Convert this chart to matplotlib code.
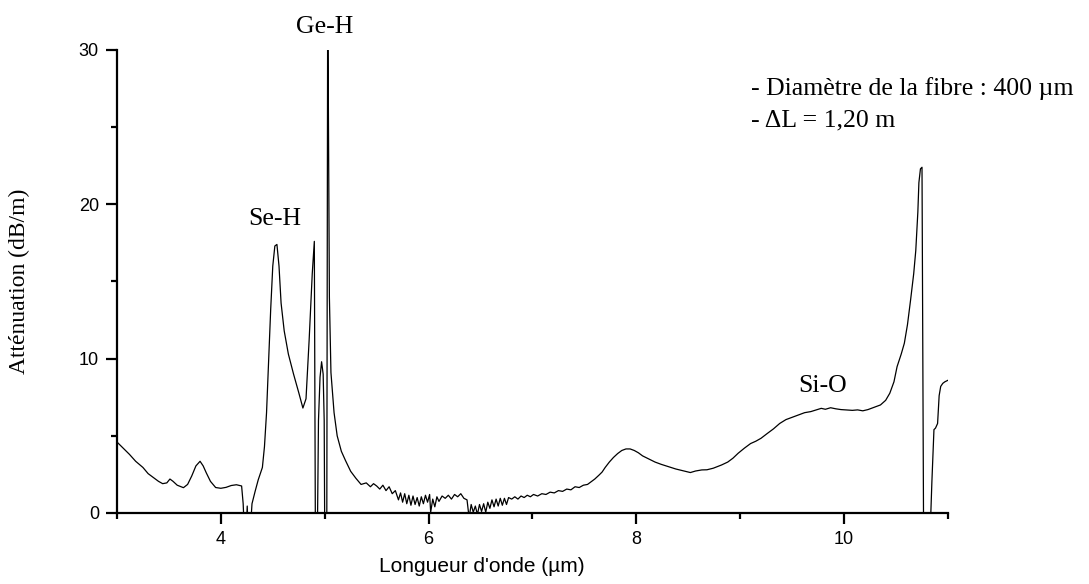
import numpy as np
import matplotlib
matplotlib.use("Agg")
from matplotlib import pyplot as plt
from matplotlib.ticker import MultipleLocator

plt.rcParams["font.family"] = ["Liberation Sans", "DejaVu Sans"]

wl = [3.00, 3.06, 3.12, 3.18, 3.25, 3.30, 3.35, 3.40, 3.44, 3.48, 3.51, 3.54,
      3.58, 3.64, 3.68, 3.72, 3.76, 3.80, 3.83, 3.86, 3.90, 3.95, 4.00, 4.05,
      4.10, 4.15, 4.20, 4.215, 4.225, 4.245, 4.254, 4.262, 4.285, 4.30, 4.33,
      4.36, 4.40, 4.42, 4.44, 4.46, 4.48, 4.50, 4.52, 4.54, 4.56, 4.58, 4.61,
      4.65, 4.70, 4.75, 4.79, 4.82, 4.85, 4.88, 4.90, 4.91, 4.93, 4.94, 4.955,
      4.97, 4.985, 4.995, 5.00, 5.02, 5.028, 5.032, 5.045, 5.06, 5.09, 5.12,
      5.16, 5.20, 5.25, 5.30, 5.35, 5.40, 5.44, 5.47, 5.50, 5.53, 5.56, 5.59,
      5.62, 5.65, 5.68, 5.71, 5.73, 5.75, 5.77, 5.79, 5.81, 5.83, 5.85, 5.87,
      5.89, 5.91, 5.93, 5.95, 5.97, 5.99, 6.01, 6.02, 6.04, 6.06, 6.08, 6.10,
      6.13, 6.16, 6.19, 6.22, 6.25, 6.28, 6.31, 6.34, 6.37, 6.39, 6.41, 6.43,
      6.45, 6.47, 6.49, 6.51, 6.53, 6.55, 6.57, 6.59, 6.61, 6.63, 6.65, 6.67,
      6.69, 6.71, 6.73, 6.75, 6.77, 6.80, 6.83, 6.86, 6.89, 6.92, 6.95, 6.98,
      7.01, 7.05, 7.09, 7.13, 7.17, 7.21, 7.25, 7.29, 7.33, 7.37, 7.41, 7.45,
      7.49, 7.53, 7.57, 7.60, 7.64, 7.67, 7.70, 7.74, 7.78, 7.82, 7.86, 7.90,
      7.94, 7.98, 8.02, 8.06, 8.12, 8.18, 8.24, 8.31, 8.38, 8.44, 8.48, 8.52,
      8.57, 8.63, 8.68, 8.74, 8.82, 8.88, 8.93, 8.98, 9.04, 9.10, 9.15, 9.20,
      9.26, 9.32, 9.38, 9.44, 9.50, 9.56, 9.62, 9.68, 9.74, 9.78, 9.82, 9.87,
      9.92, 9.97, 10.02, 10.08, 10.13, 10.18, 10.23, 10.29, 10.35, 10.40,
      10.44, 10.48, 10.51, 10.55, 10.58, 10.61, 10.64, 10.67, 10.69, 10.71,
      10.72, 10.735, 10.75, 10.765, 10.78, 10.83, 10.845, 10.865, 10.88, 10.90,
      10.915, 10.93, 10.95, 10.97, 11.00]
att = [4.60, 4.20, 3.80, 3.35, 2.95, 2.55, 2.30, 2.05, 1.90, 1.95, 2.20, 2.05,
       1.80, 1.64, 1.85, 2.40, 3.05, 3.35, 3.05, 2.60, 2.05, 1.65, 1.60, 1.66,
       1.78, 1.83, 1.75, 0.60, -1.00, -1.00, 0.45, -1.00, -1.00, 0.60, 1.40,
       2.15, 2.95, 4.30, 6.50, 9.80, 13.20, 16.00, 17.30, 17.40, 16.00, 13.60,
       11.80, 10.30, 9.00, 7.80, 6.80, 7.40, 11.20, 15.50, 17.60, -1.00, -1.00,
       6.00, 8.80, 9.80, 9.00, 6.00, -1.00, -1.00, 31.00, 30.50, 14.00, 9.10,
       6.50, 5.00, 4.00, 3.40, 2.70, 2.25, 1.85, 1.95, 1.70, 1.90, 1.75, 1.55,
       1.80, 1.45, 1.70, 1.25, 1.45, 0.85, 1.30, 0.70, 1.25, 0.60, 1.15, 0.50,
       1.10, 0.55, 1.00, 0.45, 1.05, 0.60, 1.15, 0.70, 1.20, 0.05, 0.90, 0.40,
       1.05, 0.75, 1.10, 0.95, 1.15, 0.90, 1.20, 1.05, 1.25, 0.95, 0.85, -0.30,
       0.55, 0.05, 0.45, -0.10, 0.55, 0.10, 0.60, 0.05, 0.70, 0.30, 0.85, 0.40,
       0.90, 0.45, 0.95, 0.50, 0.95, 0.55, 1.00, 0.90, 1.05, 0.90, 1.10, 1.00,
       1.15, 1.05, 1.20, 1.10, 1.25, 1.20, 1.35, 1.30, 1.45, 1.40, 1.55, 1.50,
       1.70, 1.65, 1.80, 1.85, 2.05, 2.20, 2.45, 2.65, 2.95, 3.30, 3.60, 3.85,
       4.05, 4.15, 4.15, 4.05, 3.90, 3.70, 3.50, 3.30, 3.15, 3.00, 2.85, 2.75,
       2.68, 2.62, 2.72, 2.79, 2.80, 2.90, 3.11, 3.30, 3.55, 3.87, 4.20, 4.50,
       4.65, 4.84, 5.15, 5.45, 5.80, 6.05, 6.20, 6.35, 6.50, 6.57, 6.70, 6.78,
       6.72, 6.82, 6.75, 6.70, 6.68, 6.65, 6.68, 6.62, 6.70, 6.85, 7.00, 7.30,
       7.76, 8.50, 9.48, 10.30, 11.00, 12.20, 13.80, 15.50, 17.00, 19.50, 21.40,
       22.30, 22.40, -1.00, -1.00, -1.00, 2.00, 5.40, 5.50, 5.80, 7.60, 8.20,
       8.40, 8.50, 8.60]

fig = plt.figure(figsize=(10.89, 5.84), dpi=100)
ax = fig.add_axes([0.1074, 0.1216, 0.7631, 0.7928])

ax.plot(wl, att, color="black", lw=0.9)

ax.set_xlim(3, 11)
ax.set_ylim(0, 30)
ax.spines["top"].set_visible(False)
ax.spines["right"].set_visible(False)
ax.spines["left"].set_linewidth(1.6)
ax.spines["bottom"].set_linewidth(1.6)

ax.set_xticks([4, 6, 8, 10])
ax.xaxis.set_minor_locator(MultipleLocator(1))
ax.yaxis.set_major_locator(MultipleLocator(10))
ax.yaxis.set_minor_locator(MultipleLocator(5))
ax.tick_params(which="major", direction="out", length=8, width=1.6,
               labelsize=13, pad=5)
ax.tick_params(which="minor", direction="out", length=4, width=1.6)

ax.set_ylabel("Atténuation (dB/m)", family="Liberation Serif", fontsize=17)
ax.yaxis.set_label_coords(-0.105, 0.5)
ax.set_xlabel("Longueur d'onde (µm)", fontsize=15)
ax.xaxis.set_label_coords(0.439, -0.095)

serif = dict(family="Liberation Serif", fontsize=18.5, clip_on=False)
ax.text(4.52, 18.66, "Se-H", ha="center", va="baseline", **serif)
ax.text(5.00, 31.1, "Ge-H", ha="center", va="baseline", **serif)
ax.text(9.79, 7.86, "Si-O", ha="center", va="baseline", **serif)
ax.text(9.10, 27.1, "- Diamètre de la fibre : 400 µm", ha="left",
        va="baseline", **serif)
ax.text(9.10, 25.04, "- ΔL = 1,20 m", ha="left", va="baseline", **serif)

fig.savefig("out.png", dpi=100)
|---|
◆ Your task: Pull out all lines of the data with the string "matplotlib".

◆ Worked answer:
Convert this chart to matplotlib code.
import matplotlib
matplotlib.use("Agg")
from matplotlib import pyplot as plt
from matplotlib.ticker import MultipleLocator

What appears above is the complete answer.